Two California healthcare workers are suing their local union and the government for illegally collecting dues payments.
Jeffery Lum and Andrew Li are leading a class action lawsuit against SEIU Local 521, alleging that the union illegally docked their paychecks for dues money. Lum and Li are pharmacists at the Santa Clara Valley Medical Center, a county-owned hospital that primarily serves Medicaid, Medicare, and Obamacare beneficiaries, as well as trauma patients.
The pair opted out of union membership and chose to become agency fee payers, allowing them to pay solely for representational activities, rather than the union’s political activities. The suit, filed in a San Jose district court, contends that the union delayed refunding the workers for their dues.
"Local 521, during the entire 2013 fee year, collected from Plaintiffs and other objecting nonmembers agency fees equal to full union dues," the lawsuit filed by attorneys at the National Right to Work (NRTW) Legal Defense Foundation says. "Local 521 did not rebate the non-chargeable fees it collected during the 2013 fee year to Plaintiffs … until March 2014."
When the union finally returned Lum and Li’s money, it refused to pay interest on the fees, which the lawsuit contends counts as an illegal interest-free loan to the labor group.
"Local 521, on information and belief, has used non-chargeable fees collected during fee year 2013 from Plaintiffs and other objecting nonmembers to support its political, ideological, and other non-bargaining activities," the suit says.
Local 521 collected $30 million in dues money from its 56,000 members and agency fee payers, who work mostly in the healthcare sector, according to federal labor disclosure filings. It spent more than $6 million on representational activities in the year, while shelling out half a million dollars in political spending and $8 million for union overhead and management costs.
Nearly 30 percent of its membership pays agency fees, rather than full dues. The union could potentially have boosted its coffers by hundreds of thousands of dollars per year if it treated all 15,000 of its agency fee payers as it allegedly did Lum and Li.

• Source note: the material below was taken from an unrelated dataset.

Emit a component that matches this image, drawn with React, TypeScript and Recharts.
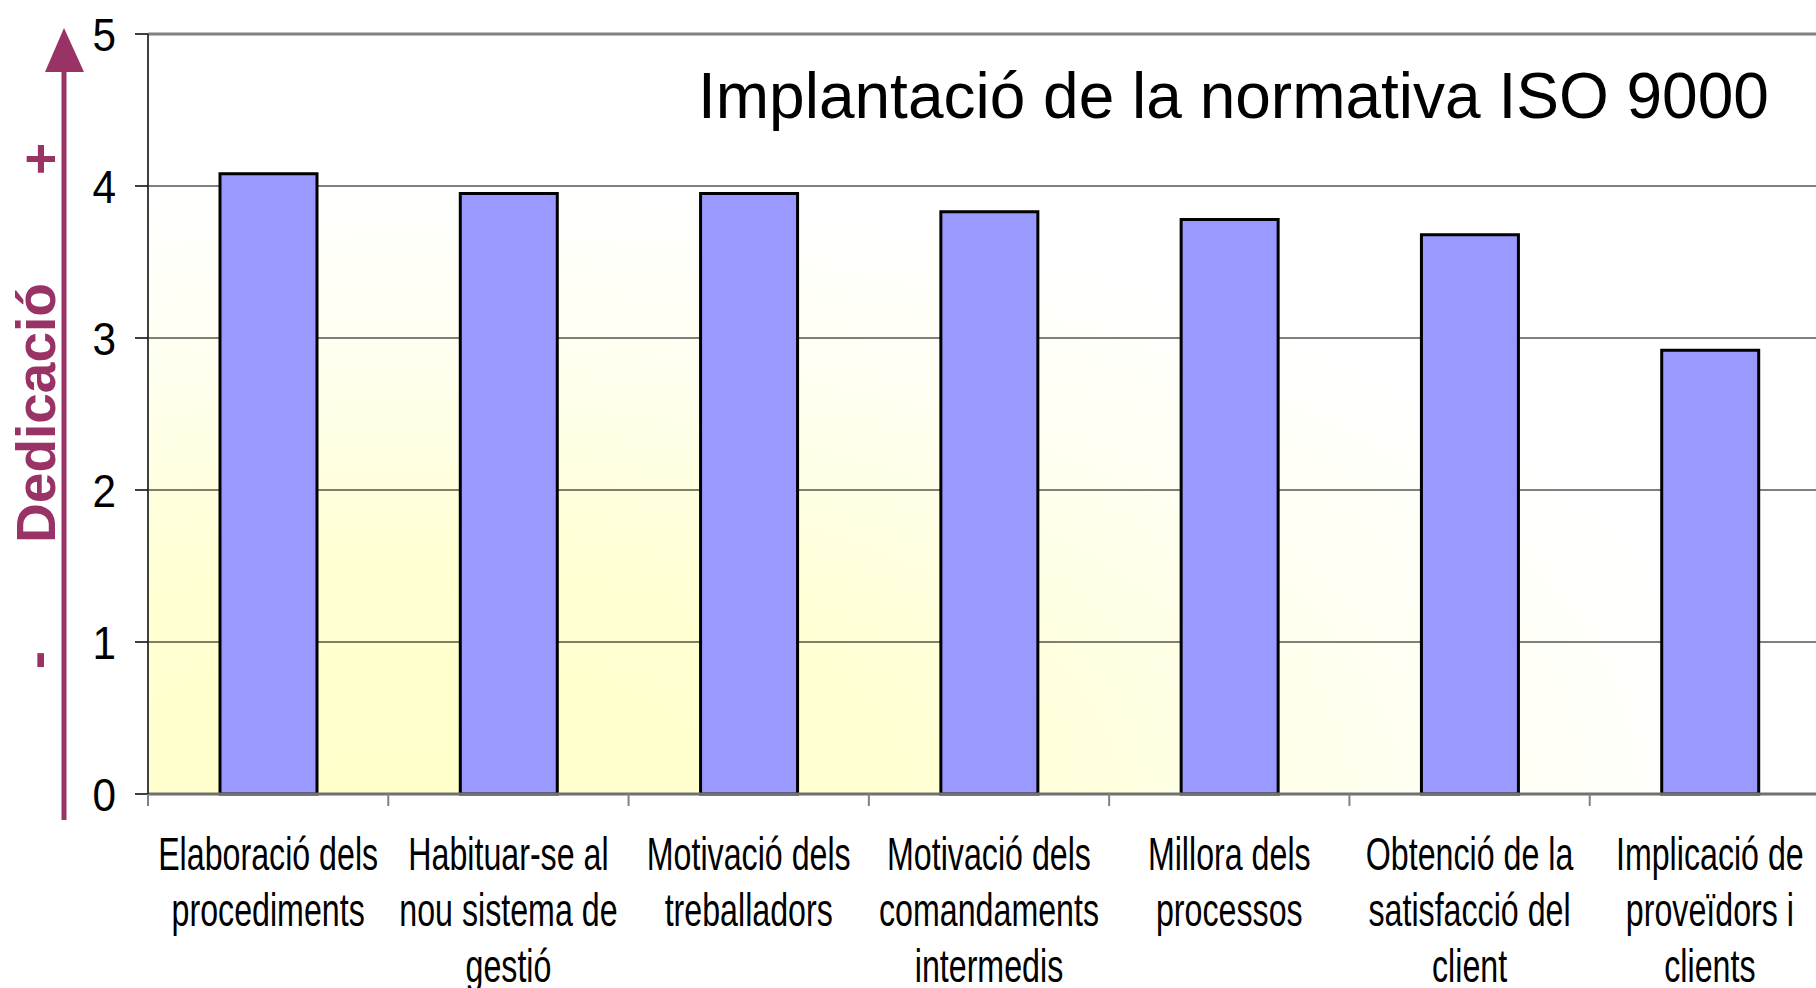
import { Bar, BarChart, CartesianGrid, ReferenceLine, XAxis, YAxis } from 'recharts'

const CATEGORIES = [
  'Elaboració dels\nprocediments',
  'Habituar-se al\nnou sistema de\ngestió',
  'Motivació dels\ntreballadors',
  'Motivació dels\ncomandaments\nintermedis',
  'Millora dels\nprocessos',
  'Obtenció de la\nsatisfacció del\nclient',
  'Implicació de\nproveïdors i\nclients',
]
const VALUES = [4.08, 3.95, 3.95, 3.83, 3.78, 3.68, 2.92]
const Y_TICKS = [0, 1, 2, 3, 4, 5]
const TITLE = 'Implantació de la normativa ISO 9000'
const AXIS_TITLE = 'Dedicació'

const data = CATEGORIES.map((name, i) => ({ name, value: VALUES[i] }))

const CHART_W = 1838
const CHART_H = 988
const MARGIN = { top: 34, right: 8, left: 0, bottom: 134 }
const Y_AXIS_W = 148
const BAND = (CHART_W - MARGIN.left - MARGIN.right - Y_AXIS_W) / CATEGORIES.length
const PURPLE = '#993366'
const FONT = "'Liberation Sans', Arial, sans-serif"

function XTick({ x, y, payload }: any) {
  const lines = String(payload.value).split('\n')
  const edge = x - BAND / 2
  return (
    <g>
      <line x1={edge} x2={edge} y1={y - 12} y2={y} stroke="#808080" strokeWidth={2} />
      {lines.map((line, i) => (
        <text
          key={i}
          transform={`translate(${x},${y + 64 + i * 56}) scale(0.685,1)`}
          textAnchor="middle"
          fontSize={47}
          fill="#000"
        >
          {line}
        </text>
      ))}
    </g>
  )
}

function YTick({ x, y, payload }: any) {
  return (
    <text transform={`translate(${x},${y}) scale(0.9,1)`} textAnchor="end" dy="0.355em" fontSize={47} fill="#000">
      {payload.value}
    </text>
  )
}

export default function App() {
  return (
    <div
      style={{
        position: 'fixed',
        top: 0,
        left: 0,
        width: 1816,
        height: 988,
        overflow: 'hidden',
        background: '#fff',
        fontFamily: FONT,
      }}
    >
      <BarChart width={CHART_W} height={CHART_H} data={data} margin={MARGIN}>
        <defs>
          <radialGradient id="plotBg" cx="0.15" cy="1" r="0.8" gradientUnits="objectBoundingBox">
            <stop offset="0" stopColor="#FFFFCC" />
            <stop offset="0.35" stopColor="#FFFFD0" />
            <stop offset="0.75" stopColor="#FFFFF2" />
            <stop offset="1" stopColor="#FFFFFF" />
          </radialGradient>
        </defs>
        <CartesianGrid vertical={false} stroke="#000" strokeWidth={1.2} fill="url(#plotBg)" />
        <XAxis
          dataKey="name"
          interval={0}
          height={60}
          tickSize={12}
          tickMargin={0}
          tickLine={false}
          axisLine={{ stroke: '#707070', strokeWidth: 3 }}
          tick={<XTick />}
        />
        <YAxis
          width={Y_AXIS_W}
          domain={[0, 5]}
          ticks={Y_TICKS}
          interval={0}
          tickSize={13}
          tickMargin={19}
          axisLine={{ stroke: '#404040', strokeWidth: 2 }}
          tickLine={{ stroke: '#000', strokeWidth: 1.5 }}
          tick={<YTick />}
        />
        <ReferenceLine y={5} stroke="#808080" strokeWidth={3} />
        <Bar dataKey="value" fill="#9999FF" stroke="#000" strokeWidth={3} barSize={97} isAnimationActive={false} />
      </BarChart>
      <svg
        width={1816}
        height={988}
        style={{ position: 'absolute', top: 0, left: 0, pointerEvents: 'none' }}
      >
        <line x1={64} x2={64} y1={70} y2={820} stroke={PURPLE} strokeWidth={5} />
        <polygon points="64,28 45,72 84,72" fill={PURPLE} />
        <text
          x={55}
          y={413}
          transform="rotate(-90 55 413)"
          textAnchor="middle"
          fontSize={55}
          fontWeight="bold"
          fill={PURPLE}
        >
          {AXIS_TITLE}
        </text>
        <text x={59} y={159} transform="rotate(-90 59 159)" textAnchor="middle" fontSize={55} fontWeight="bold" fill={PURPLE}>
          +
        </text>
        <text x={55} y={660} transform="rotate(-90 55 660)" textAnchor="middle" fontSize={55} fontWeight="bold" fill={PURPLE}>
          -
        </text>
        <text x={698} y={118} fontSize={64} fill="#000">
          {TITLE}
        </text>
      </svg>
    </div>
  )
}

Local 521 did not respond to request for comment. A spokeswoman at the medical center declined to comment, saying that only the county could comment on the case. The county did not respond to request for comment.
The case does not just aim to recover Lum and Li’s union contribution; it also strikes at the foundation of forced unionism.
The lawsuit argues that the county government is unfairly forcing healthcare workers to join SEIU as a condition of employment. This violates the precedent the Supreme Court set in June’s Quinn v. Harris, according to NRTW. The Supreme Court ruled that the state of Illinois violated the rights of a home healthcare worker forced to pay union dues while caring for her disabled child. That decision was limited to Illinois, but led to a number of legal challenges at the state and local level.
"Since the Supreme Court has questioned the legal underpinnings of the opt-out requirements, Plaintiffs hereby seek judicial reconsideration of the ‘opt-out’ requirement," the lawsuit says. "The County has and continues to seize, and Local 521 has and continues to accept, agency fees from Plaintiffs’ wages in violation of Plaintiffs’ First and Fourteenth Amendment rights."
NRTW president Mark Mix said that the workers’ experience demonstrates the need to protect the individual rights of assembly for workers at the local, state, and national level. He urged government officials to adopt right to work laws that have been passed in 24 states to give workers a choice.
"Union bosses have government-granted power to compel workers to fund their political activities unless workers object—a power granted to no other private organization in our country," he said in a release. "The First Amendment right for workers who refrain from union membership to automatically not pay union dues for politics is long overdue."